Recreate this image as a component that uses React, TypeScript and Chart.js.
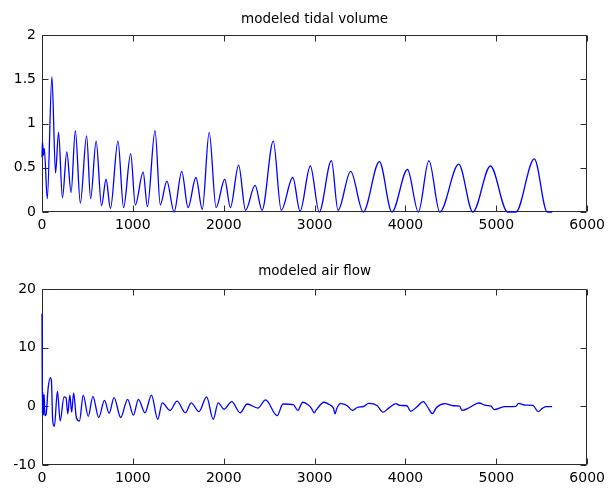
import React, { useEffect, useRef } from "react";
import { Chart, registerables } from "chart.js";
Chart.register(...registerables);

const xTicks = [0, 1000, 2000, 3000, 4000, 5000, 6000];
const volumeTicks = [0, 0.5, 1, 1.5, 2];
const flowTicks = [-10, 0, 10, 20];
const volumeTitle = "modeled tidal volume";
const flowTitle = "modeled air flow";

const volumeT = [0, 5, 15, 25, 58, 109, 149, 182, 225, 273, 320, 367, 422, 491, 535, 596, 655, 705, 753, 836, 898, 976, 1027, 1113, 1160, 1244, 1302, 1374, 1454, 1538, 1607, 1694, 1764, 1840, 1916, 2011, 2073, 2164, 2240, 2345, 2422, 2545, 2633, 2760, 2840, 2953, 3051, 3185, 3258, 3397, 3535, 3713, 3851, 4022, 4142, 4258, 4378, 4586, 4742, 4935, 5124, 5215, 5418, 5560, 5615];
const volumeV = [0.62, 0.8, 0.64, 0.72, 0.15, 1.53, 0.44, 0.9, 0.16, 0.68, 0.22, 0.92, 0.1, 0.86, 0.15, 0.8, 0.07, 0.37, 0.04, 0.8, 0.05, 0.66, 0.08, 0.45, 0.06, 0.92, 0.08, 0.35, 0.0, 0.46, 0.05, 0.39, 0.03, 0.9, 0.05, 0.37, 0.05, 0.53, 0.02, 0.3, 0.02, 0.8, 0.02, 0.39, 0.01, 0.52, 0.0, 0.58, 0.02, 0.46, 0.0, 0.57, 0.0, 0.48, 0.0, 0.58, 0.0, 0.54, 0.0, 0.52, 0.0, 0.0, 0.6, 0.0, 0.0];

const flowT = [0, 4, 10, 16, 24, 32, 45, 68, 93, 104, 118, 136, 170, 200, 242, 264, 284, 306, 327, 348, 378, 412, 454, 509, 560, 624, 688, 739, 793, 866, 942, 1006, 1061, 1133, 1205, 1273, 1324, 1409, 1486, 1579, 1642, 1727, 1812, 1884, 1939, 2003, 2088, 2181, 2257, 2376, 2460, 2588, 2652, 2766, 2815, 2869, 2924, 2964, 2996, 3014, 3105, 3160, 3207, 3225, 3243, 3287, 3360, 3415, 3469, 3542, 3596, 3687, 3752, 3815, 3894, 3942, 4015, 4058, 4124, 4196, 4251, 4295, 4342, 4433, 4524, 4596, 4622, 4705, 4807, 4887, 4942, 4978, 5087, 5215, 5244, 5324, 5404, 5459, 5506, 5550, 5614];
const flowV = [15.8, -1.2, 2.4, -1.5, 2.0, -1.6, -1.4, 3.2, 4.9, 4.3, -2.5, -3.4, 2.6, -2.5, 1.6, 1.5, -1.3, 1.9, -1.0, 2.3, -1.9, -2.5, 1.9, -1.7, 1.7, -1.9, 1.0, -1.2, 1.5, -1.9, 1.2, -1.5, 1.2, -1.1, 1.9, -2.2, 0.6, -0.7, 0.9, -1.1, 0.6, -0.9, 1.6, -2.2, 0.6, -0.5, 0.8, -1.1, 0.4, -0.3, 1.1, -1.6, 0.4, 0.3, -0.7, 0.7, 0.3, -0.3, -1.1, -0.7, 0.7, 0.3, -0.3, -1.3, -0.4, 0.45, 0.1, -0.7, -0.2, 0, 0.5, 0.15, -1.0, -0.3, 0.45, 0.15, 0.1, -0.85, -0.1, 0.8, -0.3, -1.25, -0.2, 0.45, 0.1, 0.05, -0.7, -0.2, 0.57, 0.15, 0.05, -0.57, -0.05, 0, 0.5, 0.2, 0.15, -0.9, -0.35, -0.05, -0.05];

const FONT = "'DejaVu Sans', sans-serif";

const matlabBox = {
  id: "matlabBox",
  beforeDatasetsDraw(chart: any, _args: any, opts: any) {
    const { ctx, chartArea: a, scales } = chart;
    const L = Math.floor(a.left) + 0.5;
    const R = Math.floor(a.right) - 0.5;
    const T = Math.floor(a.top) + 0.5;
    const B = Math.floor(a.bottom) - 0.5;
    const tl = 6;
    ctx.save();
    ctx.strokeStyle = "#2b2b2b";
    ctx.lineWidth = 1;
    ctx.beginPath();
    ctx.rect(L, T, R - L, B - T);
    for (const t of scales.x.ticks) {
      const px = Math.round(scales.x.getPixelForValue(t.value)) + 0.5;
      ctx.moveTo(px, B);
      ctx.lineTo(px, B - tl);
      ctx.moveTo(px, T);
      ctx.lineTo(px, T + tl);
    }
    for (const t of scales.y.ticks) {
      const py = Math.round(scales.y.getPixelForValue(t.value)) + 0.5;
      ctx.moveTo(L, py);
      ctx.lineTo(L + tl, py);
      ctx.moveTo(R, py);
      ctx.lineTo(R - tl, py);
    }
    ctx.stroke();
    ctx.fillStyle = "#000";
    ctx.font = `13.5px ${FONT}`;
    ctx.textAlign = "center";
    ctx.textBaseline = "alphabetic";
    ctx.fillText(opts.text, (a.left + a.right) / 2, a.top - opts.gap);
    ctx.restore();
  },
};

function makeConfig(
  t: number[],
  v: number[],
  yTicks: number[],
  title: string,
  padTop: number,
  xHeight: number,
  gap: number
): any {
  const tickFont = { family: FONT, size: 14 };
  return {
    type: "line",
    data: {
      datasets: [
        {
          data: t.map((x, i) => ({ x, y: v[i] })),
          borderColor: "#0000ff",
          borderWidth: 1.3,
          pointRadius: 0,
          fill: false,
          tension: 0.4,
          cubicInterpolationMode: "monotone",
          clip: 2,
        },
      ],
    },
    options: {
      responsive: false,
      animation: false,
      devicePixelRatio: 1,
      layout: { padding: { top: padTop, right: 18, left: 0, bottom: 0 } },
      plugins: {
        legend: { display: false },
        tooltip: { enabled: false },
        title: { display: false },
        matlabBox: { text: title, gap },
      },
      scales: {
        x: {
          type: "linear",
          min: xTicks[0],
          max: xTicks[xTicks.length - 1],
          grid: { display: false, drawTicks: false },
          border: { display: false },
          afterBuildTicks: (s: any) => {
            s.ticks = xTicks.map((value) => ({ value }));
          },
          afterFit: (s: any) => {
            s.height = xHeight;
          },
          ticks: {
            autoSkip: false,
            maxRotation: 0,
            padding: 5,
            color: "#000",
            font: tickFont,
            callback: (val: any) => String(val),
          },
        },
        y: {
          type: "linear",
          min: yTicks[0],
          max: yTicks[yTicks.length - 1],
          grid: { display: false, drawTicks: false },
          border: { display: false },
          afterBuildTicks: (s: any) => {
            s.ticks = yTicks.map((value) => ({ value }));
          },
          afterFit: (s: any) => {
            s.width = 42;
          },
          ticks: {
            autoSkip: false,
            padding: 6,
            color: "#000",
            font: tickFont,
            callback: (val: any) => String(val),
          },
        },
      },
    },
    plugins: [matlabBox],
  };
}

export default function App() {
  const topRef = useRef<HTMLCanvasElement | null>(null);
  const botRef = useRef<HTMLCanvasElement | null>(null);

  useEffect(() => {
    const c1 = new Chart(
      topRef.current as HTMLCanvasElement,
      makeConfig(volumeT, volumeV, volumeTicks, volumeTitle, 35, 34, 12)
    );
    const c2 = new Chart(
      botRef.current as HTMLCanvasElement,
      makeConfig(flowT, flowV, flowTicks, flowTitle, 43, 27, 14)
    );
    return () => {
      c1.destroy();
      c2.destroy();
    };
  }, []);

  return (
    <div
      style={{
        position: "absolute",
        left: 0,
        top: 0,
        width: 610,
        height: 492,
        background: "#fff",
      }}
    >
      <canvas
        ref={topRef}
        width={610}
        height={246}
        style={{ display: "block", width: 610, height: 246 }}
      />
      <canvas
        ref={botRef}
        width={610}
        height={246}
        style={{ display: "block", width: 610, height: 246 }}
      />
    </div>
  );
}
──────────────────────────────
→ WHAT THE TASK REQUIRES
In the data above, please extract the lines from the first one through the line with "0.6, 0.0, 0.0];", exactly, and keep pictures out.

→ EXPECTED OUTPUT
Recreate this image as a component that uses React, TypeScript and Chart.js.
import React, { useEffect, useRef } from "react";
import { Chart, registerables } from "chart.js";
Chart.register(...registerables);

const xTicks = [0, 1000, 2000, 3000, 4000, 5000, 6000];
const volumeTicks = [0, 0.5, 1, 1.5, 2];
const flowTicks = [-10, 0, 10, 20];
const volumeTitle = "modeled tidal volume";
const flowTitle = "modeled air flow";

const volumeT = [0, 5, 15, 25, 58, 109, 149, 182, 225, 273, 320, 367, 422, 491, 535, 596, 655, 705, 753, 836, 898, 976, 1027, 1113, 1160, 1244, 1302, 1374, 1454, 1538, 1607, 1694, 1764, 1840, 1916, 2011, 2073, 2164, 2240, 2345, 2422, 2545, 2633, 2760, 2840, 2953, 3051, 3185, 3258, 3397, 3535, 3713, 3851, 4022, 4142, 4258, 4378, 4586, 4742, 4935, 5124, 5215, 5418, 5560, 5615];
const volumeV = [0.62, 0.8, 0.64, 0.72, 0.15, 1.53, 0.44, 0.9, 0.16, 0.68, 0.22, 0.92, 0.1, 0.86, 0.15, 0.8, 0.07, 0.37, 0.04, 0.8, 0.05, 0.66, 0.08, 0.45, 0.06, 0.92, 0.08, 0.35, 0.0, 0.46, 0.05, 0.39, 0.03, 0.9, 0.05, 0.37, 0.05, 0.53, 0.02, 0.3, 0.02, 0.8, 0.02, 0.39, 0.01, 0.52, 0.0, 0.58, 0.02, 0.46, 0.0, 0.57, 0.0, 0.48, 0.0, 0.58, 0.0, 0.54, 0.0, 0.52, 0.0, 0.0, 0.6, 0.0, 0.0];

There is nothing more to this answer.